Le temps des craquements
Entendez-vous ? A Londres, à Paris, à Berlin, à New York, de tous côtés se perçoivent des craquements. En France, ils ne cessent d’émaner de l’opinion, des mouvements sociaux, des acteurs de l’économie. Les titres du jour le confirment : les relations ne cessent de se tendre entre syndicats, entre syndicats et gouvernement, entre partis et citoyens – et cela fait du bruit. En Europe, du Royaume-Uni à la Grèce, de la Hongrie à l’Allemagne, ce ne sont que risques croissants de dislocation, référendums et manifestations, qu’il s’agisse de sortir de l’Europe, d’y accueillir les migrants ou d’en définir la politique et sa feuille de route – et les ébranlements qui s’ensuivent sont encore plus sonores. Voyez, derechef, les titres d’aujourd’hui. Aux Etats-Unis, sur fond d’agressions terroristes comme en Europe et en France, les piliers de la démocratie se trouvent soumis à rude épreuve, et le combat Trump-Clinton va les faire trembler plus encore.

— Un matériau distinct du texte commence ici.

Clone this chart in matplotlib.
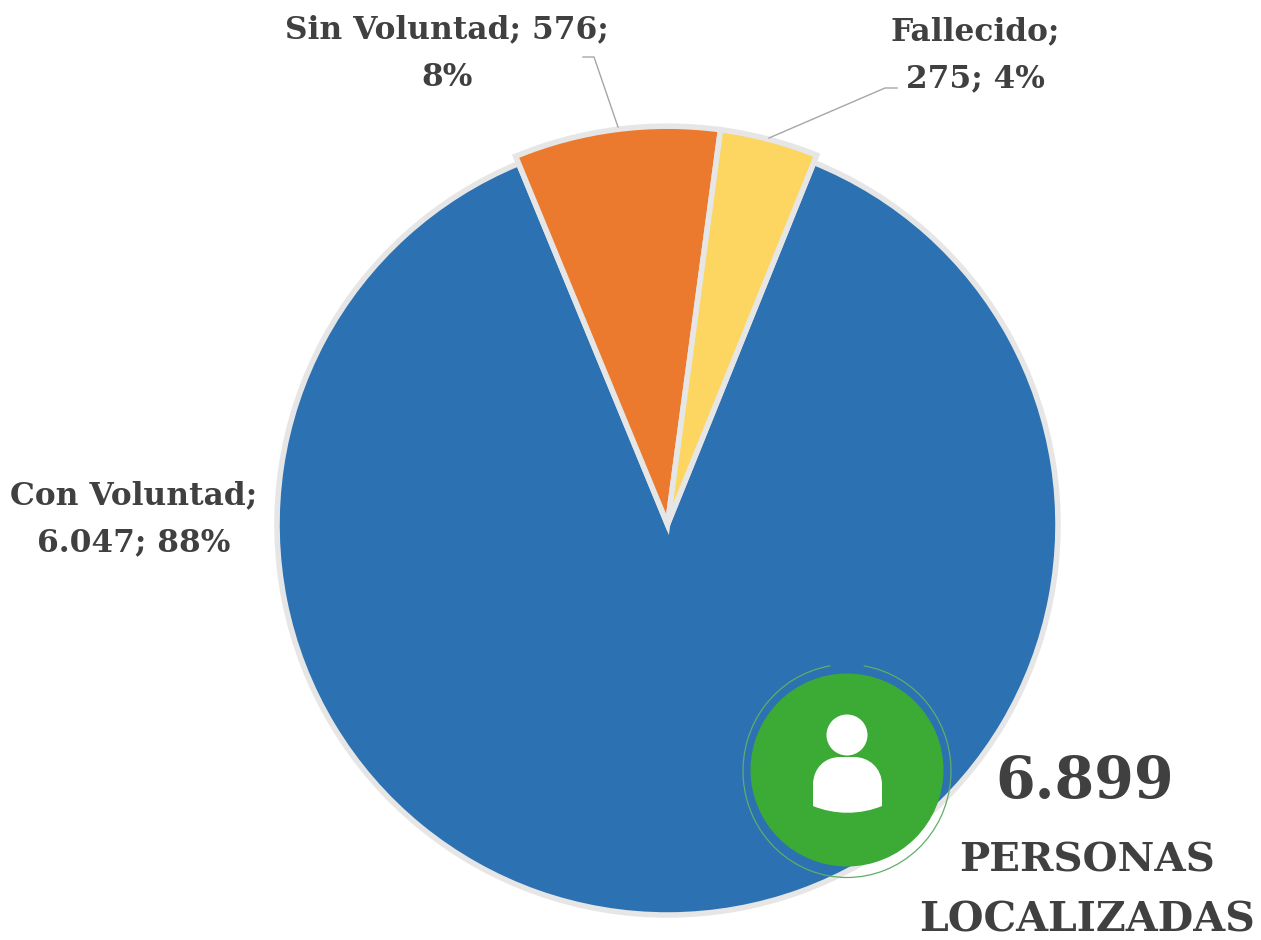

De ces grincements multiples, chacun connaît les causes enchevêtrées : stagnation économique, mutation du travail, montée des populismes, résurgence du fanatisme, chambre d’écho offerte à toutes les propagandes par la révolution numérique… Sans oublier les pannes de grands idéaux, l’éclipse des horizons collectifs, les récits politiques qui bégaient. Rien de surprenant, dans ce paysage riche de craintes plutôt que d’espoirs, de voir prospérer les tentations de repli. Bien des Français sont ainsi tentés par le souverainisme, des Etats-nations rêvent en Europe de se reconstituer, des Américains nombreux désirent fermer leurs frontières. Protection, clôture, peur des autres, ou même haine, font donc retour en force, heurtent les institutions supranationales, perturbent les échanges mondialisés, bousculent les doctrines universalistes. Donc, tout crisse, tout bruisse. Tout craque.

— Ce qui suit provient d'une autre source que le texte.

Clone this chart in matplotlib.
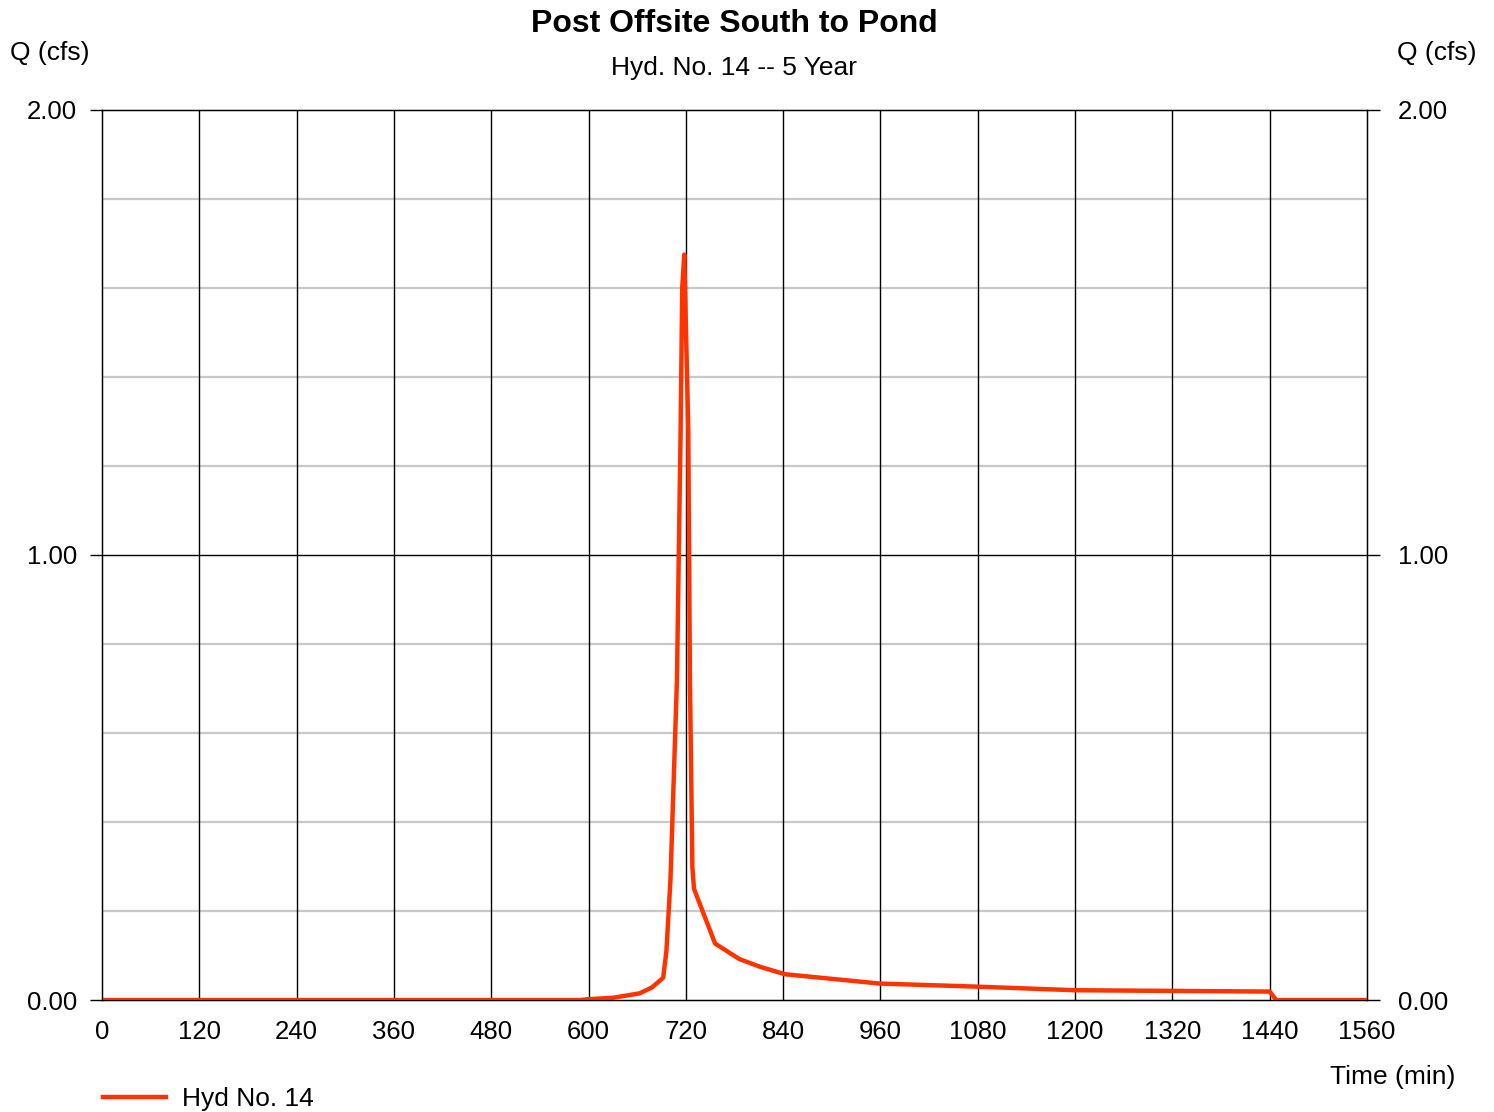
import numpy as np
import matplotlib.pyplot as plt

plt.rcParams['font.family'] = ['Liberation Sans', 'DejaVu Sans']

# hydrograph (time in min, flow in cfs)
time_min = [0, 590, 600, 630, 663, 678, 692, 696, 701, 709, 713.5, 715.5, 718,
            723, 725, 728, 730, 756, 786, 811, 842, 959, 1080, 1200,
            1440, 1448, 1560]
flow_cfs = [0.0, 0.0, 0.002, 0.005, 0.015, 0.028, 0.05, 0.11, 0.27, 0.72, 1.28, 1.60, 1.675,
            1.28, 0.72, 0.30, 0.25, 0.127, 0.092, 0.075, 0.058, 0.037, 0.030, 0.022,
            0.019, 0.0, 0.0]

x_ticks = np.arange(0, 1561, 120)
y_major = [0.0, 1.0, 2.0]
y_minor = np.arange(0.2, 2.0, 0.2)

line_color = '#ff3300'

fig = plt.figure(figsize=(14.94, 11.12), dpi=100)
ax = fig.add_axes([0.0683, 0.1007, 0.8467, 0.8004])

ax.set_xlim(0, 1560)
ax.set_ylim(0, 2)

# grid
for yy in y_minor:
    if abs(yy - 1.0) > 1e-6:
        ax.axhline(yy, color='#c8c8c8', lw=1.6, zorder=1)
ax.axhline(1.0, color='black', lw=1.0, zorder=1)
for xx in x_ticks[1:-1]:
    ax.axvline(xx, color='black', lw=1.0, zorder=1)

ax.plot(time_min, flow_cfs, color=line_color, lw=3.2, zorder=3, label='Hyd No. 14')

ax.set_xticks(x_ticks)
ax.set_xticklabels([str(v) for v in x_ticks])
ax.set_yticks(y_major)
ax.set_yticklabels(['%.2f' % v for v in y_major])
ax.tick_params(axis='x', length=0, pad=14.5, labelsize=18.5)
ax.tick_params(axis='y', length=9, width=1, pad=9, labelsize=18.5, direction='out')

for sp in ax.spines.values():
    sp.set_linewidth(1.0)

ax2 = ax.twinx()
ax2.set_ylim(0, 2)
ax2.set_yticks(y_major)
ax2.set_yticklabels(['%.2f' % v for v in y_major])
ax2.tick_params(axis='y', length=9, width=1, pad=13, labelsize=18.5, direction='out')

fig.text(0.4913, 0.978, 'Post Offsite South to Pond', ha='center', va='center',
         fontsize=23, fontweight='bold')
fig.text(0.4913, 0.9385, 'Hyd. No. 14 -- 5 Year', ha='center', va='center', fontsize=19)
fig.text(0.0067, 0.9525, 'Q (cfs)', ha='left', va='center', fontsize=19)
fig.text(0.988, 0.9525, 'Q (cfs)', ha='right', va='center', fontsize=19)
fig.text(0.974, 0.0315, 'Time (min)', ha='right', va='center', fontsize=19)

ax.legend(loc='center left', bbox_to_anchor=(0.0687, 0.0117), bbox_transform=fig.transFigure,
          frameon=False, fontsize=19, handlelength=2.4, handletextpad=0.6,
          borderpad=0, borderaxespad=0)

fig.savefig('out.png', dpi=100)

La vraie question est de savoir comment interpréter ces craquements. Car ils peuvent s’entendre, bien évidemment, en deux sens opposés. Sur le versant noir, on y verra les signes avant-coureurs de grands effondrements. Le bois des charpentes travaille, annonce que bientôt la maison ne tiendra plus. Tant de bruit indiquerait que les murs porteurs se fissurent, ou que les fondements cèdent. Bref, ces craquements inaugurent le chaos. Inutile de poursuivre la description des apocalypses ni la métaphore des démolitions. Reportez-vous à n’importe quel discours dans l’air du temps, il contiendra tout ce qu’il faut de mortifère et de catastrophiste.
C’est qu’on oublie, le plus souvent, le versant clair. Car rien n’interdit de penser que les craquements signalent la croissance, la mutation, les ébranlements d’un monde qui se transforme et non pas qui s’écroule. Sous le jeu des tensions, des torsions, des poussées antagonistes, les structures grincent parce que le monde est en travail, se réajuste à des données nouvelles, non parce qu’il va sombrer. Des soubresauts, de la fièvre, des suées, des douleurs, certes. Mais rien qui annonce la mort ni même l’inéluctable agonie.

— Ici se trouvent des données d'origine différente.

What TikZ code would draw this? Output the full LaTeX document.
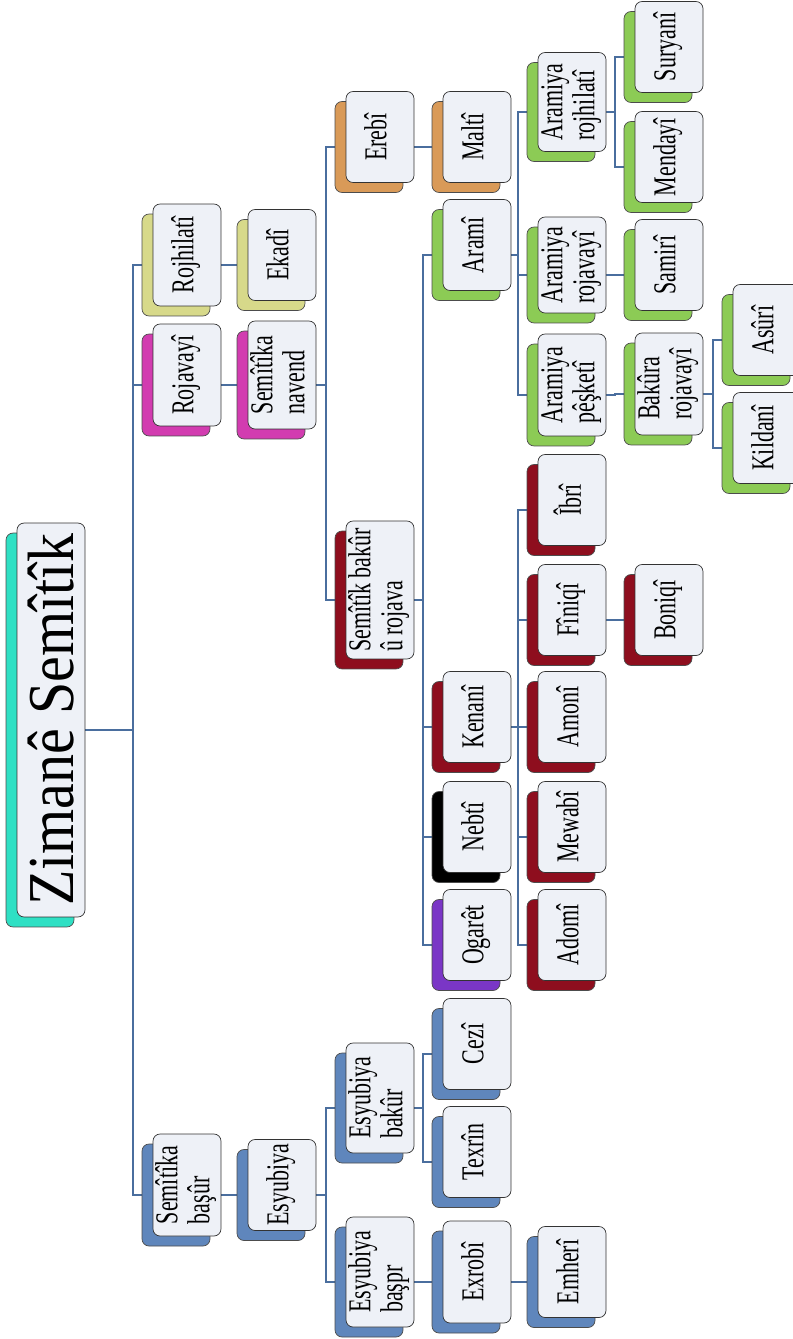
\documentclass[tikz,border=0pt]{standalone}
\usepackage{fontspec}
\usepackage{graphicx}
\setmainfont{Liberation Serif}
\usetikzlibrary{shadows,backgrounds}

\definecolor{boxfill}{HTML}{EEF1F7}
\definecolor{linkblue}{HTML}{4A6E9E}
\definecolor{shroot}{HTML}{2FE0C4}
\definecolor{shkhaki}{HTML}{D7D98A}
\definecolor{shpink}{HTML}{D23CB0}
\definecolor{shorange}{HTML}{D99A58}
\definecolor{shred}{HTML}{8E0E1E}
\definecolor{shpurple}{HTML}{7A36C6}
\definecolor{shgreen}{HTML}{8CCB55}
\definecolor{shblue}{HTML}{5F86BC}

\newcommand{\rtext}[1]{\rotatebox{90}{\scalebox{1}[1.45]{\begin{tabular}{@{}l@{}}#1\end{tabular}}}}

\tikzset{
    lang/.style={
           rectangle,
           draw=black!80, thin,
           rounded corners=4pt,
           fill=boxfill,
           minimum width=1.36cm, minimum height=1.82cm,
           inner xsep=1pt, inner ysep=2pt,
           font=\fontsize{12.5}{12.5}\selectfont,
           copy shadow={shadow xshift=-0.22cm, shadow yshift=-0.2cm, fill=#1, draw=black!70},
           },
    tall/.style={minimum height=2.04cm},
    link/.style={draw=linkblue, line width=1.1pt},
}

\begin{document}
\begin{tikzpicture}[x=0.02cm, y=-0.02cm]
\useasboundingbox (0,0) rectangle (793,1339);

       % root
       \node[lang=shroot, minimum height=7.88cm, font=\fontsize{33}{36}\selectfont] (ROOT) at (51,720)
            {\rotatebox{90}{\scalebox{1}[1.13]{Zimanê Semîtîk}}};

       % first level
       \node[lang=shkhaki, tall] (ROJHILATI) at (187,255) {\rtext{Rojhilatî}};
       \node[lang=shpink, tall] (ROJAVAYI) at (187,375) {\rtext{Rojavayî}};
       \node[lang=shblue, tall] (SEMBASUR) at (187,1185) {\rtext{Semîtîka\\ başûr}};

       \node[lang=shkhaki] (EKADI) at (282,255) {\rtext{Ekadî}};
       \node[lang=shpink, minimum height=2.16cm] (SEMNAVEND) at (282,375) {\rtext{Semîtîka\\ navend}};
       \node[lang=shblue] (ESYUBIYA) at (282,1185) {\rtext{Esyubiya}};

       \node[lang=shorange] (EREBI) at (380,137) {\rtext{Erebî}};
       \node[lang=shred, minimum height=2.76cm] (SEMBAKUR) at (380,590) {\rtext{Semîtîk bakûr\\ û rojava}};
       \node[lang=shblue, minimum height=2.2cm] (ESBAKUR) at (380,1098) {\rtext{Esyubiya\\ bakûr}};
       \node[lang=shblue, minimum height=2.2cm] (ESBASPR) at (380,1272) {\rtext{Esyubiya\\ başpr}};

       \node[lang=shorange] (MALTI) at (477,137) {\rtext{Maltî}};
       \node[lang=shgreen] (ARAMI) at (477,245) {\rtext{Aramî}};
       \node[lang=shred] (KENANI) at (477,717) {\rtext{Kenanî}};
       \node[lang=black] (NEBTI) at (477,827) {\rtext{Nebtî}};
       \node[lang=shpurple] (OGARET) at (477,935) {\rtext{Ogarêt}};
       \node[lang=shblue] (CEZI) at (477,1044) {\rtext{Cezî}};
       \node[lang=shblue] (TEXRIN) at (477,1152) {\rtext{Texrîn}};
       \node[lang=shblue, tall] (EXROBI) at (477,1272) {\rtext{Exrobî}};

       \node[lang=shgreen, minimum height=1.98cm] (ARROJHILATI) at (572,102) {\rtext{Aramiya\\ rojhilatî}};
       \node[lang=shgreen, minimum height=1.92cm] (ARROJAVAYI) at (572,265) {\rtext{Aramiya\\ rojavayî}};
       \node[lang=shgreen, tall] (ARPESKETI) at (572,385) {\rtext{Aramiya\\ pêşketî}};
       \node[lang=shred] (IBRI) at (572,500) {\rtext{Îbrî}};
       \node[lang=shred] (FINIQI) at (572,610) {\rtext{Fîniqî}};
       \node[lang=shred] (AMONI) at (572,717) {\rtext{Amonî}};
       \node[lang=shred] (MEWABI) at (572,827) {\rtext{Mewabî}};
       \node[lang=shred] (ADOMI) at (572,935) {\rtext{Adomî}};
       \node[lang=shblue] (EMHERI) at (572,1272) {\rtext{Emherî}};

       \node[lang=shgreen] (SURYANI) at (669,47) {\rtext{Suryanî}};
       \node[lang=shgreen] (MENDAYI) at (669,157) {\rtext{Mendayî}};
       \node[lang=shgreen] (SAMIRI) at (669,265) {\rtext{Samirî}};
       \node[lang=shgreen, tall] (BAKROJAVAYI) at (669,384) {\rtext{Bakûra\\ rojavayî}};
       \node[lang=shred] (BONIQI) at (669,610) {\rtext{Boniqî}};

       \node[lang=shgreen] (ASURI) at (767,330) {\rtext{Asûrî}};
       \node[lang=shgreen] (KILDANI) at (767,438) {\rtext{Kildanî}};

       % connectors
       \begin{scope}[on background layer]
       \foreach \a/\b in {ROOT/ROJHILATI, ROOT/ROJAVAYI, ROOT/SEMBASUR,
                          ROJHILATI/EKADI, ROJAVAYI/SEMNAVEND,
                          SEMNAVEND/EREBI, SEMNAVEND/SEMBAKUR, EREBI/MALTI,
                          SEMBAKUR/ARAMI, SEMBAKUR/KENANI, SEMBAKUR/NEBTI, SEMBAKUR/OGARET,
                          ARAMI/ARROJHILATI, ARAMI/ARROJAVAYI, ARAMI/ARPESKETI,
                          ARROJHILATI/SURYANI, ARROJHILATI/MENDAYI, ARROJAVAYI/SAMIRI,
                          ARPESKETI/BAKROJAVAYI, BAKROJAVAYI/ASURI, BAKROJAVAYI/KILDANI,
                          KENANI/IBRI, KENANI/FINIQI, KENANI/AMONI, KENANI/MEWABI, KENANI/ADOMI,
                          FINIQI/BONIQI,
                          SEMBASUR/ESYUBIYA, ESYUBIYA/ESBAKUR, ESYUBIYA/ESBASPR,
                          ESBAKUR/CEZI, ESBAKUR/TEXRIN, ESBASPR/EXROBI, EXROBI/EMHERI}
           \draw[link] ([yshift=-2mm]\a.east) -| ([xshift=-4mm,yshift=-2mm]\b.west) -- ([yshift=-2mm]\b.west);
       \end{scope}

\end{tikzpicture}
\end{document}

Voilà qui ressemble fort, somme toute, à ce que le vieil Hippocrate appelait « crise ». Ce mot, dans le vocabulaire médical des Grecs anciens, ne voulait pas dire, comme pour nous, perturbation, dysfonctionnement, dépression. Il désignait le moment crucial où tout se décide, où la maladie évolue, pour empirer ou guérir. Il en subsiste des traces : quand nous disons qu’un patient est dans un « état critique », c’est que sa situation va basculer bientôt, soit vers la vie, soit vers la mort. La crise, dans la médecine hippocratique, est donc une épreuve dont on sort toujours – aussi bien en périssant qu’en guérissant.
Nos craquements doivent se lire de la même manière. Eux aussi sont à double face. La France peut finir de s’enliser, continuer à se déchirer, devenir finalement un tout petit pays, ou bien guérir et renaître. L’Europe peut se disloquer et périr ou se réinventer de fond en comble. Les Etats-Unis peuvent se claquemurer ou redevenir grands. Le temps des craquements n’est pas nécessairement prélude aux catastrophes, ouverture aux cataclysmes. Il est aussi prologue aux renaissances, préambule aux reconstructions. Peut-être. Car pencher d’un côté ou de l’autre dépend d’une multitude de facteurs – parmi lesquels notre responsabilité. Qui n’est jamais totale, ni jamais nulle.